Problem to solve:
Copy the listing verbatim, excluding any images found in it.

Given information:
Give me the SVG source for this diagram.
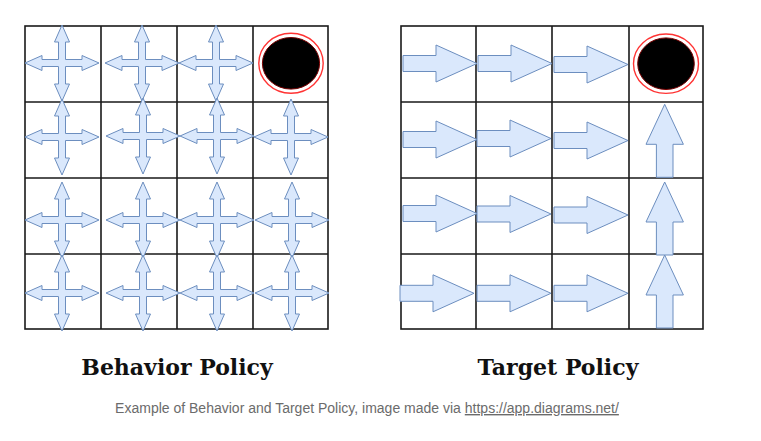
<svg xmlns="http://www.w3.org/2000/svg" xmlns:xlink="http://www.w3.org/1999/xlink" width="761" height="441" viewBox="0 0 761 441">
<style>
.grid{fill:none;stroke:#1a1a1a;stroke-width:1.6}
.arr{fill:#dae8fc;stroke:#6c8ebf;stroke-width:1}
.ring{fill:none;stroke:#ff3333;stroke-width:1.4}
.hole{fill:#000;stroke:#7a0000;stroke-width:1}
.title{font-family:"DejaVu Serif",serif;font-weight:bold;font-size:22px;fill:#111;text-anchor:middle}
.cap{font-family:"Liberation Sans",Arial,sans-serif;font-size:14px;fill:#6b6b6b;text-anchor:middle}
</style>
<defs>
<path id="quad" d="M0,-38 L7.5,-21 L3.5,-21 L3.5,-3.5 L20,-3.5 L20,-7.5 L37,0 L20,7.5 L20,3.5 L3.5,3.5 L3.5,21 L7.5,21 L0,38 L-7.5,21 L-3.5,21 L-3.5,3.5 L-20,3.5 L-20,7.5 L-37,0 L-20,-7.5 L-20,-3.5 L-3.5,-3.5 L-3.5,-21 L-7.5,-21 Z"/>
<path id="right" d="M0,-8 L33,-8 L33,-18.5 L74,0 L33,18.5 L33,8 L0,8 Z"/>
<path id="up" d="M-8.3,0 L-8.3,-33 L-18.7,-33 L0,-73 L18.7,-33 L8.3,-33 L8.3,0 Z"/>
</defs>
<rect width="761" height="441" fill="#fff"/>

<g id="grid-behavior" class="grid">
<rect x="25" y="26" width="303" height="303"/>
<path d="M101,26V329M177,26V329M253,26V329M25,102H328M25,178H328M25,254H328"/>
</g>
<g id="grid-target" class="grid">
<rect x="401" y="26" width="302" height="303"/>
<path d="M476,26V329M552,26V329M629,26V329M401,102H703M401,178H703M401,254H703"/>
</g>

<g id="behavior-arrows" class="arr">
<use href="#quad" x="62" y="63"/>
<use href="#quad" x="142" y="63"/>
<use href="#quad" x="216" y="63"/>
<use href="#quad" x="62" y="137"/>
<use href="#quad" x="143" y="136"/>
<use href="#quad" x="217" y="136"/>
<use href="#quad" x="291" y="137"/>
<use href="#quad" x="62" y="220"/>
<use href="#quad" x="143" y="220"/>
<use href="#quad" x="217" y="220"/>
<use href="#quad" x="292" y="220"/>
<use href="#quad" x="62" y="293"/>
<use href="#quad" x="143" y="293"/>
<use href="#quad" x="217" y="293"/>
<use href="#quad" x="292" y="293"/>
</g>
<g id="behavior-goal">
<ellipse class="ring" cx="291" cy="63.3" rx="32.2" ry="30"/>
<ellipse class="hole" cx="291" cy="63.3" rx="28.6" ry="25.8"/>
</g>

<g id="target-arrows" class="arr">
<use href="#right" x="403" y="63.5"/>
<use href="#right" x="478" y="63.5"/>
<use href="#right" x="554" y="64.5"/>
<use href="#right" x="403" y="139.5"/>
<use href="#right" x="477" y="138.5"/>
<use href="#right" x="554" y="140.5"/>
<use href="#right" x="403" y="213.5"/>
<use href="#right" x="477" y="214"/>
<use href="#right" x="554" y="215"/>
<use href="#right" x="400" y="293.3"/>
<use href="#right" x="477" y="293.3"/>
<use href="#right" x="554" y="293.3"/>
<use href="#up" x="664.7" y="177.3"/>
<use href="#up" x="664.7" y="255"/>
<use href="#up" x="664.7" y="328"/>
</g>
<g id="target-goal">
<ellipse class="ring" cx="666" cy="63.7" rx="32.5" ry="29.7"/>
<ellipse class="hole" cx="666" cy="63.7" rx="28.3" ry="25.8"/>
</g>

<g id="labels">
<text class="title" x="177" y="375">Behavior Policy</text>
<text class="title" x="558" y="375">Target Policy</text>
<text class="cap" x="367" y="413">Example of Behavior and Target Policy, image made via <tspan text-decoration="underline">https://app.diagrams.net/</tspan></text>
</g>
</svg>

Answer for this exercise:
Give me the SVG source for this diagram.
<svg xmlns="http://www.w3.org/2000/svg" xmlns:xlink="http://www.w3.org/1999/xlink" width="761" height="441" viewBox="0 0 761 441">
<style>
.grid{fill:none;stroke:#1a1a1a;stroke-width:1.6}
.arr{fill:#dae8fc;stroke:#6c8ebf;stroke-width:1}
.ring{fill:none;stroke:#ff3333;stroke-width:1.4}
.hole{fill:#000;stroke:#7a0000;stroke-width:1}
.title{font-family:"DejaVu Serif",serif;font-weight:bold;font-size:22px;fill:#111;text-anchor:middle}
.cap{font-family:"Liberation Sans",Arial,sans-serif;font-size:14px;fill:#6b6b6b;text-anchor:middle}
</style>
<defs>
<path id="quad" d="M0,-38 L7.5,-21 L3.5,-21 L3.5,-3.5 L20,-3.5 L20,-7.5 L37,0 L20,7.5 L20,3.5 L3.5,3.5 L3.5,21 L7.5,21 L0,38 L-7.5,21 L-3.5,21 L-3.5,3.5 L-20,3.5 L-20,7.5 L-37,0 L-20,-7.5 L-20,-3.5 L-3.5,-3.5 L-3.5,-21 L-7.5,-21 Z"/>
<path id="right" d="M0,-8 L33,-8 L33,-18.5 L74,0 L33,18.5 L33,8 L0,8 Z"/>
<path id="up" d="M-8.3,0 L-8.3,-33 L-18.7,-33 L0,-73 L18.7,-33 L8.3,-33 L8.3,0 Z"/>
</defs>
<rect width="761" height="441" fill="#fff"/>

<g id="grid-behavior" class="grid">
<rect x="25" y="26" width="303" height="303"/>
<path d="M101,26V329M177,26V329M253,26V329M25,102H328M25,178H328M25,254H328"/>
</g>
<g id="grid-target" class="grid">
<rect x="401" y="26" width="302" height="303"/>
<path d="M476,26V329M552,26V329M629,26V329M401,102H703M401,178H703M401,254H703"/>
</g>

<g id="behavior-arrows" class="arr">
<use href="#quad" x="62" y="63"/>
<use href="#quad" x="142" y="63"/>
<use href="#quad" x="216" y="63"/>
<use href="#quad" x="62" y="137"/>
<use href="#quad" x="143" y="136"/>
<use href="#quad" x="217" y="136"/>
<use href="#quad" x="291" y="137"/>
<use href="#quad" x="62" y="220"/>
<use href="#quad" x="143" y="220"/>
<use href="#quad" x="217" y="220"/>
<use href="#quad" x="292" y="220"/>
<use href="#quad" x="62" y="293"/>
<use href="#quad" x="143" y="293"/>
<use href="#quad" x="217" y="293"/>
<use href="#quad" x="292" y="293"/>
</g>
<g id="behavior-goal">
<ellipse class="ring" cx="291" cy="63.3" rx="32.2" ry="30"/>
<ellipse class="hole" cx="291" cy="63.3" rx="28.6" ry="25.8"/>
</g>

<g id="target-arrows" class="arr">
<use href="#right" x="403" y="63.5"/>
<use href="#right" x="478" y="63.5"/>
<use href="#right" x="554" y="64.5"/>
<use href="#right" x="403" y="139.5"/>
<use href="#right" x="477" y="138.5"/>
<use href="#right" x="554" y="140.5"/>
<use href="#right" x="403" y="213.5"/>
<use href="#right" x="477" y="214"/>
<use href="#right" x="554" y="215"/>
<use href="#right" x="400" y="293.3"/>
<use href="#right" x="477" y="293.3"/>
<use href="#right" x="554" y="293.3"/>
<use href="#up" x="664.7" y="177.3"/>
<use href="#up" x="664.7" y="255"/>
<use href="#up" x="664.7" y="328"/>
</g>
<g id="target-goal">
<ellipse class="ring" cx="666" cy="63.7" rx="32.5" ry="29.7"/>
<ellipse class="hole" cx="666" cy="63.7" rx="28.3" ry="25.8"/>
</g>

<g id="labels">
<text class="title" x="177" y="375">Behavior Policy</text>
<text class="title" x="558" y="375">Target Policy</text>
<text class="cap" x="367" y="413">Example of Behavior and Target Policy, image made via <tspan text-decoration="underline">https://app.diagrams.net/</tspan></text>
</g>
</svg>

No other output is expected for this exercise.